LONDON: One of the two main bidders, keen to acquire embattled businessman Vijay Mallya’s Force India Formula One racing team after it went into administration, has claimed that a consortium of 13 banks lost out on estimated 40 million pounds as a result of an “unfair” sale process concluded last month. Russian fertiliser group Uralkali said that by turning down its higher bid for the company, the administrators had denied the extra funds that would have accrued to the shareholder of Force India – Mallya’s Orange India Holdings Sarl – which is subject to a freezing order issued by the UK’s High Court in favour of his 13 creditor banks, led by the State Bank of India.
Uralkali launched legal proceedings against administrators FRP Advisory in the High Court in London on Thursday to claim “tens of millions of dollars” in damages over the alleged “prejudicial and unequal treatment” in the bidding process.
The administrators, however, insist they oversaw a “fair and transparent bidding process” which led to the sale of Force India to the Racing Point consortium, led by Canadian billionaire Lawrence Stroll, after it went into administration in July.
“We submitted by far the winning bid for the assets and business, which would have meant most money to the stakeholders and qualitatively recapitalised the team… We have serious concerns as to why the administrators did not use the opportunity to maximise the amounts that could have been paid to creditors and shareholders,” said Paul James Ostling, Senior Independent Director of Uralkali, who led the firm’s offer for Force India.
“Had he [administrator] taken our bid, because of the freezing order, there would have been millions and millions more available for the ultimate stakeholders, which according to the freezing order are the Indian banks,” he said.
Mallya, through Orange India Holdings set up in 2007, owned a 42.5 per cent stake in the Silverstone-based racing team alongside a similar shareholding in the hands of Sahara Group.
Describing the 62-year-old businessman fighting his extradition to India on fraud and money laundering charges amounting to nearly Rs. 9,000 crore as a “unique character”, Ostling said it had been made clear to Uralkali that the administrator and team’s engine partner Mercedes would not accept any deal in which either Mallya or Sahara had any “share or interest or participation”.
“Mallya’s legal entanglements made it impossible for anyone to do a normal business deal with him to acquire Force India. When you are trying to do a deal with a man who is facing extradition and other charges, it made it extraordinarily difficult,” said Ostling, who indicated that Uralkali is still interested in acquiring Force India because it is a good racing team which “punches above its weight”.
“It’s very sad what’s going on with Mr Mallya and Sahara and all their problems. But the team is a wonderful group of people; the drivers, mechanics, business people are an extraordinary group of 400 people who we adore. We wanted to take care of them and support them,” Ostling added.
A ruling in Mallya’s extradition trial at Westminster Magistrates’ Court in London is scheduled for December 10.
A separate UK High Court ruling from May this year upheld a worldwide freezing order against the businessman, with a follow-up enforcement order in June in favour of the consortium of 13 banks to recover estimated funds of around 1.145 billion pounds.

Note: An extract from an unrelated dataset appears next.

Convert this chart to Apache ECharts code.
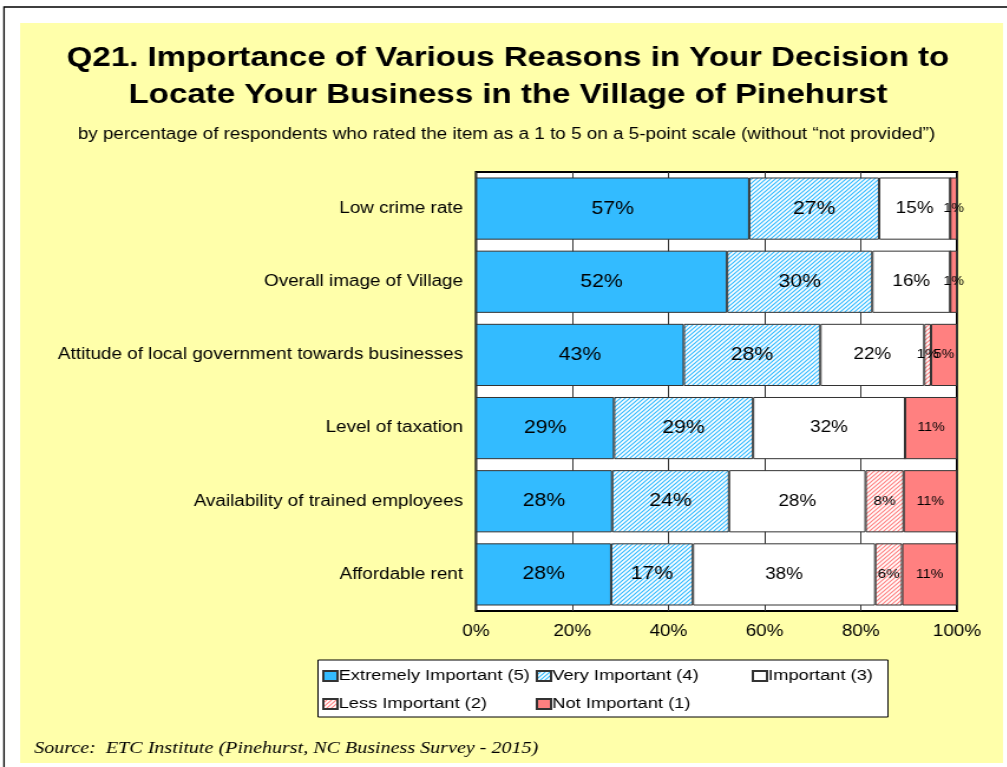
<!DOCTYPE html>
<html>
<head>
<meta charset="utf-8">
<script src="https://cdn.jsdelivr.net/npm/echarts@6/dist/echarts.min.js"></script>
<style>
  html, body { margin: 0; padding: 0; background: #ffffff; overflow: hidden; }
  /* the slide is laid out narrow and widened horizontally, like the printed handout */
  #chart { width: 853px; height: 767px; transform: scaleX(1.18); transform-origin: 0 0; }
</style>
</head>
<body>
<div id="chart"></div>
<script>
// Survey items (top to bottom)
const categories = [
  'Low crime rate',
  'Overall image of Village',
  'Attitude of local government towards businesses',
  'Level of taxation',
  'Availability of trained employees',
  'Affordable rent'
];

// Rating levels
const seriesNames = [
  'Extremely Important (5)',
  'Very Important (4)',
  'Important (3)',
  'Less Important (2)',
  'Not Important (1)'
];

// Percent of respondents per rating, one value per item
const extremelyImportant = [56.8, 52.2, 43.2, 28.7, 28.3, 28.1];
const veryImportant      = [27.0, 30.2, 28.4, 28.9, 24.3, 17.0];
const important          = [14.8, 16.2, 21.6, 31.6, 28.4, 37.9];
const lessImportant      = [0,    0,    1.4,  0,    7.9,  5.6];
const notImportant       = [1.4,  1.4,  5.4,  10.8, 11.1, 11.4];

const xTicks = [0, 20, 40, 60, 80, 100];

const titleText = 'Q21. Importance of Various Reasons in Your Decision to\nLocate Your Business in the Village of Pinehurst';
const subtitleText = 'by percentage of respondents who rated the item as a 1 to 5 on a 5-point scale (without \u201cnot provided\u201d)';
const sourceText = 'Source:  ETC Institute (Pinehurst, NC Business Survey - 2015)';

const FONT = '"Liberation Sans", Arial, sans-serif';

// Diagonal hatch fill used for the "4" and "2" ratings
function hatch(color) {
  const c = document.createElement('canvas');
  c.width = 4; c.height = 4;
  const g = c.getContext('2d');
  g.fillStyle = '#ffffff';
  g.fillRect(0, 0, 4, 4);
  g.strokeStyle = color;
  g.lineWidth = 1.2;
  g.beginPath();
  g.moveTo(-1, 5); g.lineTo(5, -1);
  g.moveTo(-1, 1); g.lineTo(1, -1);
  g.moveTo(3, 5); g.lineTo(5, 3);
  g.stroke();
  return { image: c, repeat: 'repeat' };
}

const BLUE = '#33BBFF';
const RED = '#FF8080';

const fills = [BLUE, hatch(BLUE), '#ffffff', hatch(RED), RED];
const values = [extremelyImportant, veryImportant, important, lessImportant, notImportant];
const labelSizes = [18, 18, 16, 13, 12];

const series = seriesNames.map((name, i) => ({
  name: name,
  type: 'bar',
  stack: 'total',
  barCategoryGap: '15%',
  data: values[i],
  itemStyle: { color: fills[i], borderColor: '#333333', borderWidth: 1 },
  label: {
    show: true,
    position: 'inside',
    color: '#000000',
    fontFamily: FONT,
    fontSize: labelSizes[i],
    formatter: p => (p.value > 0 ? Math.round(p.value) + '%' : '')
  },
  emphasis: { disabled: true }
}));

const legendCommon = {
  orient: 'vertical',
  itemWidth: 12,
  itemHeight: 10,
  itemGap: 12,
  icon: 'rect',
  textStyle: { fontFamily: FONT, fontSize: 15.5, color: '#000000', padding: [0, 0, 0, -4] },
  selectedMode: false
};

const chart = echarts.init(document.getElementById('chart'), null, { renderer: 'canvas' });

chart.setOption({
  backgroundColor: '#ffffff',
  animation: false,
  graphic: [
    // page frame
    { type: 'rect', z: -10, shape: { x: 3.4, y: 7, width: 900, height: 770 },
      style: { fill: '#ffffff', stroke: '#000000', lineWidth: 1.3 } },
    // yellow panel
    { type: 'rect', z: -9, shape: { x: 17, y: 23, width: 833, height: 740 },
      style: { fill: '#FFFFAA' } },
    // legend frame
    { type: 'rect', z: 0, shape: { x: 269.5, y: 660, width: 483, height: 57 },
      style: { fill: '#ffffff', stroke: '#000000', lineWidth: 1 } },
    // heading, two centred lines
    { type: 'text', x: 430.5, y: 40, z: 5,
      style: { text: titleText, fill: '#000000', font: 'bold 28px ' + FONT,
               align: 'center', verticalAlign: 'top', lineHeight: 37 } },
    // sub-heading
    { type: 'text', x: 429.2, y: 127, z: 5,
      style: { text: subtitleText, fill: '#000000', font: '16px ' + FONT,
               align: 'center', verticalAlign: 'top' } }
  ],
  title: [
    {
      text: sourceText,
      left: 24,
      top: 735,
      textStyle: { fontFamily: '"Liberation Serif", "Times New Roman", serif', fontSize: 17, fontStyle: 'italic', fontWeight: 'normal', color: '#000000' }
    }
  ],
  legend: [
    Object.assign({}, legendCommon, { left: 268, top: 663, data: [seriesNames[0], seriesNames[3]] }),
    Object.assign({}, legendCommon, { left: 449, top: 663, data: [seriesNames[1], seriesNames[4]] }),
    Object.assign({}, legendCommon, { left: 632, top: 663, data: [seriesNames[2]] })
  ],
  grid: {
    left: 403.4,
    right: 42,
    top: 172,
    bottom: 156,
    show: true,
    backgroundColor: '#ffffff',
    borderColor: '#000000',
    borderWidth: 2,
    containLabel: false
  },
  xAxis: {
    type: 'value',
    min: xTicks[0],
    max: xTicks[xTicks.length - 1],
    interval: 20,
    axisLine: { show: false },
    axisTick: { show: false },
    splitLine: { show: true, lineStyle: { color: '#333333', width: 1 } },
    axisLabel: {
      fontFamily: FONT, fontSize: 16, color: '#000000', margin: 13,
      formatter: v => v + '%'
    }
  },
  yAxis: {
    type: 'category',
    inverse: true,
    data: categories,
    axisLine: { show: false },
    axisTick: { show: false },
    axisLabel: { fontFamily: FONT, fontSize: 16, color: '#000000', margin: 11 }
  },
  series: series
});
</script>
</body>
</html>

Uralkali, which accounts for 20 per cent of the world’s potash production, has been a partner of Force India and one of the sponsors of Formula One Grand Prix Sochi, which will take place in Russia on Sunday.
The company said it had set out an extremely generous offer to acquire Force India’s business, assets and goodwill, which included a cash consideration between 101.5 million and 122 million pounds.
“Uralkali had a strong business rationale for acquiring Force India. The company sells its fertilisers to more than 60 countries worldwide, including 20 in which Formula One holds its Grand Prix Championship. Force India would be a highly effective and valuable marketing tool for the business,” the company said.
It said that it had no option but to launch legal proceedings and seek “substantial damages” from the administrators for their “misrepresentation and failure to conduct a process that was proper”.
“Having now seen the substance of Uralkali’s claim we are ever more confident it will be dismissed at the earliest opportunity,” said a statement on behalf of FRP Advisory’s joint administrators Geoff Rowley and James Baker.
“As all of the interested parties were aware, our primary statutory duty as administrators was to pursue a rescue of Force India as a going concern.
“All parties had the opportunity to submit a proposal to rescue the company rather than buy its assets. When the final offers came in, Racing Point was the only party to submit a rescue proposal,” the statement noted.
While the administrators claim Uralkali failed to submit a rescue offer, the Russian firm accuses the administrators of running an “opaque” process that never made such a criterion for the bidding process clear. Uralkali now believes “everything will come out in the open” in the course of the matter being heard in the London High Court in coming months.